A lot of time to think, a lot of time to stress, a lot of time to write and the inspiration of being around young writers out of McNally who are kicking ass, seeing the work that Dessa and Dustin are putting in surrounding Dessa’s albums, wanting to be involved, not knowing how to get involved. I believe the music that is dominating my life is Dawes, Frank Ocean, Aesop Rock, Future Islands, Bahamas, Joni Mitchell. These are all sort of guesses but my head is full with the idea that dense lyrics can be sung, not by me, but they can be sung. For a short period of time I live in a condo that has a piano in it. It’s right next to my bedroom. I wake up and play it and as a I play it more, more songs come out. And I start to be drawn to the piano. When I’m at Rachel’s parents house in Fargo I sat down and wrote “Hi, My Name is Ana” while the family was out of the house for I don’t know. . .one hour? Two? My fingers never felt better on a piano but those couple months. I don’t know how to get it back. I’ve got a piano now but it’s in the playroom. It’s covered in papers, paints, receipts, dolls, bath toys. It isn’t calling my name.
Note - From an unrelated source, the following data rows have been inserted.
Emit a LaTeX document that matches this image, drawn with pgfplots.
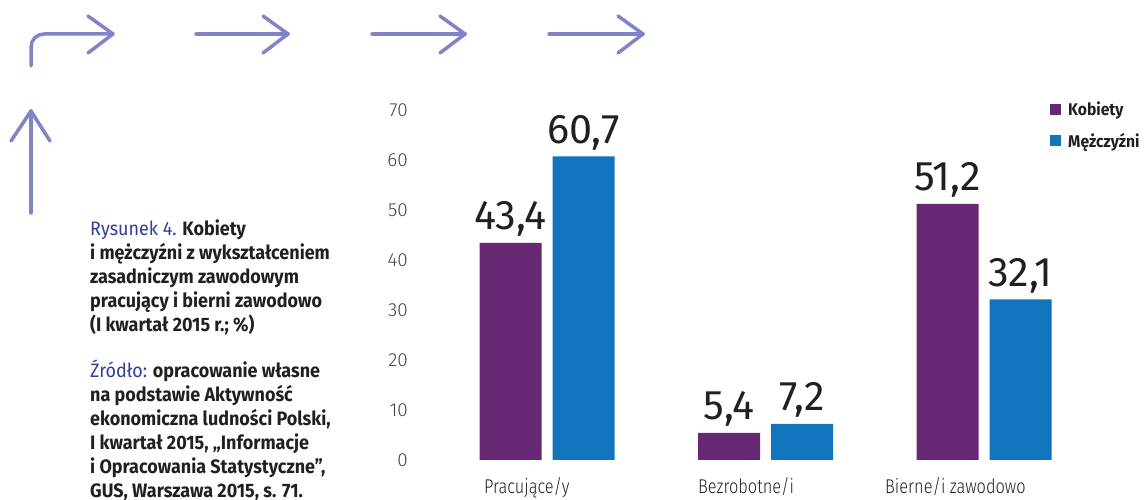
\documentclass[border=0pt]{standalone}
\usepackage{fontspec}
\setmainfont{Fira Sans}[FakeStretch=0.925]
\newfontfamily\valf{Fira Sans}
\newfontfamily\tickf{Fira Sans Light}
\newfontfamily\catf{Fira Sans Light}[FakeStretch=0.82]
\usepackage{pgfplots}
\pgfplotsset{compat=1.18}

\definecolor{kob}{HTML}{662873}
\definecolor{mez}{HTML}{1174BC}
\definecolor{arr}{HTML}{7F84C8}
\definecolor{capblue}{HTML}{2E3F94}
\definecolor{txt}{HTML}{231F20}

\pgfplotsset{
  sq legend/.style={legend image code/.code={\fill[##1] (0bp,-5.5bp) rectangle (11bp,5.5bp);}}
}

\begin{document}
\begin{tikzpicture}[x=1bp,y=1bp]
\useasboundingbox (0,0) rectangle (1146,500);
\clip (0,0) rectangle (1146,500);

% decorative arrows
\begin{scope}[draw=arr, line width=3.5bp, line cap=round, line join=round]
  \draw[rounded corners=13bp] (31,434) -- (31,466) -- (113,466);
  \draw (88,484) -- (113,466) -- (88,447);
  \draw (196,466) -- (288,466);
  \draw (263,484) -- (288,466) -- (263,447);
  \draw (372,466) -- (465,466);
  \draw (440,484) -- (465,466) -- (440,447);
  \draw (549,466) -- (643,466);
  \draw (618,484) -- (643,466) -- (618,447);
  \draw (31,287) -- (31,389);
  \draw (11,359) -- (31,389) -- (50,359);
\end{scope}

% caption
\begin{scope}[every node/.style={anchor=base west, inner sep=0pt, text=txt,
    font=\bfseries\fontsize{19.5}{22}\selectfont}]
  \node at (90,264) {{\mdseries\color{capblue}Rysunek 4.} Kobiety};
  \node at (90,240) {i mężczyźni z wykształceniem};
  \node at (90,216) {zasadniczym zawodowym};
  \node at (90,192) {pracujący i bierni zawodowo};
  \node at (90,168) {(I kwartał 2015 r.; \%)};
  \node at (90,122) {{\mdseries\color{capblue}Źródło:} opracowanie własne};
  \node at (90,98) {na podstawie Aktywność};
  \node at (90,74) {ekonomiczna ludności Polski,};
  \node at (90,50) {I kwartał 2015, „Informacje};
  \node at (90,26) {i Opracowania Statystyczne”,};
  \node at (90,2) {GUS, Warszawa 2015, s. 71.};
\end{scope}

\begin{axis}[
  at={(416bp,40bp)}, anchor=south west,
  scale only axis, width=644.575bp, height=350bp,
  xmin=-0.6, xmax=2.35, ymin=0, ymax=70,
  ybar=11bp, bar width=62bp,
  axis line style={draw=none},
  major tick length=0pt,
  xtick=\empty,
  ytick={0,10,...,70},
  /pgf/number format/assume math mode=true,
  yticklabel style={font=\tickf\fontsize{19}{19}\selectfont, text=txt!85,
    inner sep=0pt, xshift=-8bp},
  nodes near coords={\pgfmathprintnumber[use comma,fixed,fixed zerofill,precision=1]{\pgfplotspointmeta}},
  every node near coord/.append style={font=\valf\fontsize{41.5}{41.5}\selectfont,
    text=txt, inner sep=0pt, yshift=6bp},
  legend style={at={(0.9836,1.03)}, anchor=north west, draw=none, fill=none,
    inner sep=0pt, row sep=12bp, column sep=5bp,
    font=\bfseries\fontsize{17}{17}\selectfont, text=txt,
    nodes={inner sep=2bp}},
  legend cell align=left,
  clip=false,
]
\addplot[fill=kob, draw=none, sq legend] coordinates {(0,43.4) (1,5.4) (2,51.2)};
\addlegendentry{Kobiety}
\addplot[fill=mez, draw=none, sq legend] coordinates {(0,60.7) (1,7.2) (2,32.1)};
\addlegendentry{Mężczyźni}
\end{axis}

% category labels
\begin{scope}[every node/.style={anchor=base west, inner sep=0pt, text=txt,
    font=\catf\fontsize{20}{20}\selectfont}]
  \node at (484,6.5) {Pracujące/y};
  \node at (698,6.5) {Bezrobotne/i};
  \node at (885,6.5) {Bierne/i zawodowo};
\end{scope}
\end{tikzpicture}
\end{document}
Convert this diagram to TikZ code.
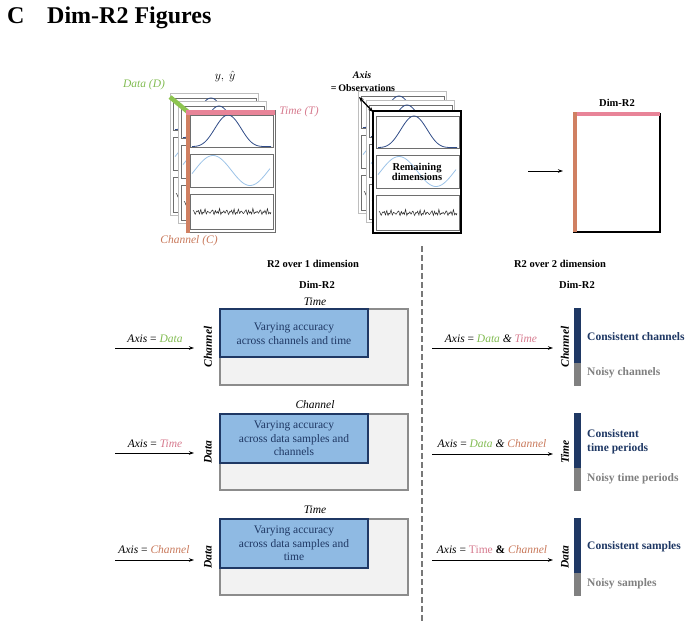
\documentclass[tikz,border=0pt]{standalone}
\usepackage{fontspec}
\setmainfont{Liberation Serif}
\usetikzlibrary{arrows.meta}
\definecolor{cData}{RGB}{141,196,80}
\definecolor{cTime}{RGB}{232,132,152}
\definecolor{cChan}{RGB}{208,128,98}
\definecolor{cDataT}{RGB}{130,188,82}
\definecolor{cTimeT}{RGB}{214,122,142}
\definecolor{cChanT}{RGB}{200,120,90}
\definecolor{cNavy}{RGB}{31,56,100}
\definecolor{cBlueFill}{RGB}{143,186,227}
\definecolor{cGrayBar}{RGB}{128,128,128}
\definecolor{cDash}{RGB}{120,120,120}
\definecolor{cLight}{RGB}{242,242,242}
\definecolor{cRectBorder}{RGB}{140,140,140}
\definecolor{cSigDark}{RGB}{47,75,135}
\definecolor{cSigLight}{RGB}{156,195,232}
\definecolor{cPanel}{RGB}{110,110,110}
\definecolor{cSheet}{RGB}{190,190,190}
\tikzset{
  lab/.style={inner sep=0pt, font=\fontsize{11.5}{13}\selectfont},
  headlab/.style={inner sep=0pt, font=\fontsize{10.5}{12}\selectfont\bfseries},
  boxtext/.style={inner sep=0pt, align=center, text=cNavy, font=\fontsize{11.5}{13.5}\selectfont},
  sidelab/.style={inner sep=0pt, anchor=west, font=\fontsize{11.5}{14}\selectfont\bfseries},
  rotlab/.style={inner sep=0pt, rotate=90, font=\fontsize{11.5}{13}\selectfont\bfseries\itshape},
  panelbox/.style={draw=cPanel, line width=0.7pt},
  backsheet/.style={draw=cSheet, line width=0.8pt},
  frontsheet/.style={draw=cPanel, line width=0.8pt},
  boldsheet/.style={draw=black, line width=1.7pt},
  outerrect/.style={draw=cRectBorder, fill=cLight, line width=1.6pt},
  innerrect/.style={draw=cNavy, fill=cBlueFill, line width=1.4pt},
  axarrow/.style={line width=0.9pt, -{Stealth[length=5pt,width=3.5pt]}},
}
\newcommand{\drawsheet}[3]{%
  \begin{scope}[shift={(#1,#2)}]
    \fill[white] (0,0) rectangle (88,122);
    \draw[panelbox] (3,5) rectangle (86,37);
    \draw[panelbox] (3,44) rectangle (86,77);
    \draw[panelbox] (3,84) rectangle (86,119);
    \draw[cSigDark, line width=0.8pt] plot[domain=5:84, samples=70, smooth] (\x,{36.5-31.5*(0.5+0.5*cos((\x-41)*4.5))*(0.5+0.5*cos((\x-41)*4.5))});
    \draw[cSigLight, line width=0.8pt] plot[domain=5:83, samples=70, smooth] (\x,{60.5-15*sin((\x-7.5)*4.865)});
    \draw[black!85, line width=0.5pt] plot[domain=6:84, samples=130] (\x,{102+1.3*sin(\x*97)+1.0*sin(\x*151+17)+0.8*sin(\x*173+50)+0.7*sin(\x*53+20)});
    \draw[#3] (0,0) rectangle (88,122);
  \end{scope}}
\begin{document}
\begin{tikzpicture}[x=1pt,y=-1pt]
\useasboundingbox (0,0) rectangle (691,624);

% Title
\node[inner sep=0pt, anchor=base west, font=\fontsize{24}{28}\selectfont\bfseries] (tC) at (7,23) {C};
\node[inner sep=0pt, anchor=base west, font=\fontsize{24}{28}\selectfont\bfseries] (tT) at (47,23) {Dim-R2 Figures};

% ---------- Left stack ----------
\drawsheet{170}{93}{backsheet}
\drawsheet{178}{101}{backsheet}
\drawsheet{187}{110}{frontsheet}
\coordinate (g1) at (170,97);
\coordinate (g2) at (188,112);
\draw[cData, line width=4.5pt] (g1) -- (g2);
\coordinate (c1) at (188,111);
\coordinate (c2) at (188,233);
\draw[cChan, line width=4pt] (c1) -- (c2);
\coordinate (p1) at (186,112.5);
\coordinate (p2) at (275,112.5);
\draw[cTime, line width=4.5pt] (p1) -- (p2);
\node[lab, text=cDataT, font=\fontsize{11.5}{13}\selectfont\itshape] (dataD) at (144,85) {Data (D)};
\node[lab, text=cTimeT, font=\fontsize{11.5}{13}\selectfont\itshape] (timeT) at (299,112) {Time (T)};
\node[lab, text=cChanT, font=\fontsize{11.5}{13}\selectfont\itshape] (chanC) at (189,241) {Channel (C)};
\node[lab] (yy) at (225,76) {$y,\ \hat{y}$};

% ---------- Middle stack ----------
\drawsheet{358}{91}{backsheet}
\drawsheet{366}{100}{backsheet}
\drawsheet{373}{111}{boldsheet}
\coordinate (a1) at (359,97);
\coordinate (a2) at (373,112);
\draw[line width=1.3pt, {Stealth[length=5pt,width=4pt]}-{Stealth[length=5pt,width=4pt]}] (a1) -- (a2);
\node[inner sep=0pt, font=\fontsize{10}{12}\selectfont\bfseries\itshape] (axisT) at (362,75) {Axis};
\node[inner sep=0pt, font=\fontsize{10}{12}\selectfont\bfseries] (obsT) at (363,88) {=\,Observations};
\node[inner sep=0pt, align=center, font=\fontsize{10.5}{10}\selectfont\bfseries] (remT) at (417,172) {Remaining\\dimensions};

% ---------- Right Dim-R2 ----------
\node[headlab] (dimTop) at (617,103) {Dim-R2};
\coordinate (r1) at (573,112);
\coordinate (r2) at (660,232);
\fill[white] (r1) rectangle (r2);
\draw[black, line width=1.3pt] (573,232) -- (660,232) -- (660,113);
\draw[cTime, line width=4pt] (573,113.5) -- (660,113.5);
\draw[cChan, line width=4pt] (575,112) -- (575,232);
\coordinate (ta1) at (528,171);
\coordinate (ta2) at (563,171);
\draw[axarrow] (ta1) -- (ta2);

% ---------- Section headings ----------
\node[headlab] (h1) at (313,264) {R2 over 1 dimension};
\node[headlab] (h2) at (560,264) {R2 over 2 dimension};
\coordinate (dl1) at (421.5,246);
\coordinate (dl2) at (421.5,622);
\draw[cDash, line width=2pt, dash pattern=on 6pt off 3pt] (dl1) -- (dl2);
\node[headlab] (dimL) at (317,285) {Dim-R2};
\node[headlab] (dimR) at (577,285) {Dim-R2};

% ---------- Row 1 ----------
\node[lab, font=\fontsize{11.5}{13}\selectfont\itshape] (r1top) at (315,302) {Time};
\draw[outerrect] (220,309) rectangle (408,385);
\draw[innerrect] (220,309) rectangle (368,357);
\node[boxtext] (r1box) at (294,333.5) {Varying accuracy\\across channels and time};
\node[rotlab] (r1rot) at (208,347) {Channel};
\coordinate (l1a) at (115,348);
\coordinate (l1b) at (194,348);
\draw[axarrow] (l1a) -- (l1b);
\node[lab] (l1t) at (155,339) {\textit{Axis} = \textcolor{cDataT}{\textit{Data}}};

\fill[cNavy] (574,308) rectangle (581,363);
\fill[cGrayBar] (574,363) rectangle (581,386);
\node[rotlab] (q1rot) at (565,347) {Channel};
\node[sidelab, text=cNavy] (q1c) at (587,337) {Consistent channels};
\node[sidelab, text=cGrayBar] (q1n) at (587,373) {Noisy channels};
\coordinate (m1a) at (432,348);
\coordinate (m1b) at (553,348);
\draw[axarrow] (m1a) -- (m1b);
\node[lab] (m1t) at (491,339) {\textit{Axis} = \textcolor{cDataT}{\textit{Data}} \textit{\&} \textcolor{cTimeT}{\textit{Time}}};

% ---------- Row 2 ----------
\node[lab, font=\fontsize{11.5}{13}\selectfont\itshape] (r2top) at (315,405) {Channel};
\draw[outerrect] (220,414) rectangle (408,490);
\draw[innerrect] (220,414) rectangle (368,463);
\node[boxtext] (r2box) at (294,438.5) {Varying accuracy\\across data samples and\\channels};
\node[rotlab] (r2rot) at (208,452) {Data};
\coordinate (l2a) at (115,453);
\coordinate (l2b) at (194,453);
\draw[axarrow] (l2a) -- (l2b);
\node[lab] (l2t) at (155,444) {\textit{Axis} = \textcolor{cTimeT}{\textit{Time}}};

\fill[cNavy] (574,413) rectangle (581,468);
\fill[cGrayBar] (574,468) rectangle (581,491);
\node[rotlab] (q2rot) at (565,452) {Time};
\node[sidelab, text=cNavy, align=left] (q2c) at (587,442) {Consistent\\time periods};
\node[sidelab, text=cGrayBar] (q2n) at (587,479) {Noisy time periods};
\coordinate (m2a) at (432,454);
\coordinate (m2b) at (553,454);
\draw[axarrow] (m2a) -- (m2b);
\node[lab] (m2t) at (492,444) {\textit{Axis} = \textcolor{cDataT}{\textit{Data}} \textit{\&} \textcolor{cChanT}{\textit{Channel}}};

% ---------- Row 3 ----------
\node[lab, font=\fontsize{11.5}{13}\selectfont\itshape] (r3top) at (315,510) {Time};
\draw[outerrect] (220,519) rectangle (408,595);
\draw[innerrect] (220,519) rectangle (368,568);
\node[boxtext] (r3box) at (294,543.5) {Varying accuracy\\across data samples and\\time};
\node[rotlab] (r3rot) at (208,557) {Data};
\coordinate (l3a) at (115,560);
\coordinate (l3b) at (194,560);
\draw[axarrow] (l3a) -- (l3b);
\node[lab] (l3t) at (154,550) {\textit{Axis} = \textcolor{cChanT}{\textit{Channel}}};

\fill[cNavy] (574,518) rectangle (581,573);
\fill[cGrayBar] (574,573) rectangle (581,596);
\node[rotlab] (q3rot) at (565,557) {Data};
\node[sidelab, text=cNavy] (q3c) at (587,547) {Consistent samples};
\node[sidelab, text=cGrayBar] (q3n) at (587,584) {Noisy samples};
\coordinate (m3a) at (432,560);
\coordinate (m3b) at (553,560);
\draw[axarrow] (m3a) -- (m3b);
\node[lab] (m3t) at (492,550) {\textit{Axis} = \textcolor{cTimeT}{Time} \textbf{\&} \textcolor{cChanT}{\textit{Channel}}};
\end{tikzpicture}
\end{document}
The Twinkie Jiggles Broken Orchestra gigs started feeling great. Joey Van Phillips on drums, DeVon Gray on keyboard, Ashley Gold on vocals. That’s the nucleus. It’s great when Chastity sang with, great when Linnea sang, when McGlone played drums, when Patrick played guitar and keyboards. But the nucleus is Joey, DeVon and Ashley. I think we had fun times. No one really came. We ate dinner, We played these songs and we started going into studios and recording. I at some point convinced myself that this record I’m talking about broke even, but it’s hard for me to believe that. Right now I’m listening to the song “Sister’s Wine”. DeVon on keys. Graham O’Brien on drums and Chastity on vocals. I’m on bass. Scott Agster played trombone, can’t remember the name of the beautiful man who played saxophone. I think it’s Bobby playing guitar. I think this song is great. I don’t need to be humble if I think the shit stands up to me.

At the writing level I wasn’t trying to make sense out of my life, I was trying to make it into a superhero’s story. It’s what inspired me to call it “Too Big to Fail”. It’s what inspired me to be rather awkwardly sex forward. If I put my professor glasses on I’ll say I wanted to assert my full humanity as a fat man who could be heartbroken, arrogant, fragile, confident, fictional, realistic and everything in between. The way it makes more sense to me is I wanted to write the stories where even where I’m the loser I’m still the hero. I wrote a bunch of songs about my struggles with my ex (Perfectly Enamored, Free Change, Easy Enough). I wrote largely fictional songs that still kind of sounded alcohol fueled and edgy (Fat Jodie, Cigarettes, Sister’s Wine). I covered a Sleater-Kinney song I used to play with my first serious girlfriend. I would play drums and she would sing and play guitar. Some of the funnest moments of my life. Play Sleater-Kinney, listen to Sade, go to Lifetime Fitness and eat at Pizza Luce. God damn it that was great.

I’m proud of this record. Some days I think about getting the band back out of retirement to play them. It would be different. It might not be worth dusting off. But I wanted to at least write about it, and remember the remembering. When the anniversaries come up for these releases in my life I both want to remember the album and also remember what I thought about them years later.

The release party was great, did it at the Icehouse. I remember being gassed up because Lizzo came out. 1000% guarantee that her and her coterie hung in the back and were far from hanging on every note we played, but still felt good that the jam was cool enough that the coolest person at that moment in the scene decided to hold court in the back of that particular room. We debuted the song Achilles at the show which I still feel is the best song that I’ve been exclusively responsible for writing.

In the end it was radio and trivia that came to dominate my working life. Still plenty of music, but a different relationship, a different angle. But I listen to this record and I want to liberate that piano from the playroom detritus and find out what’s under my fingers now.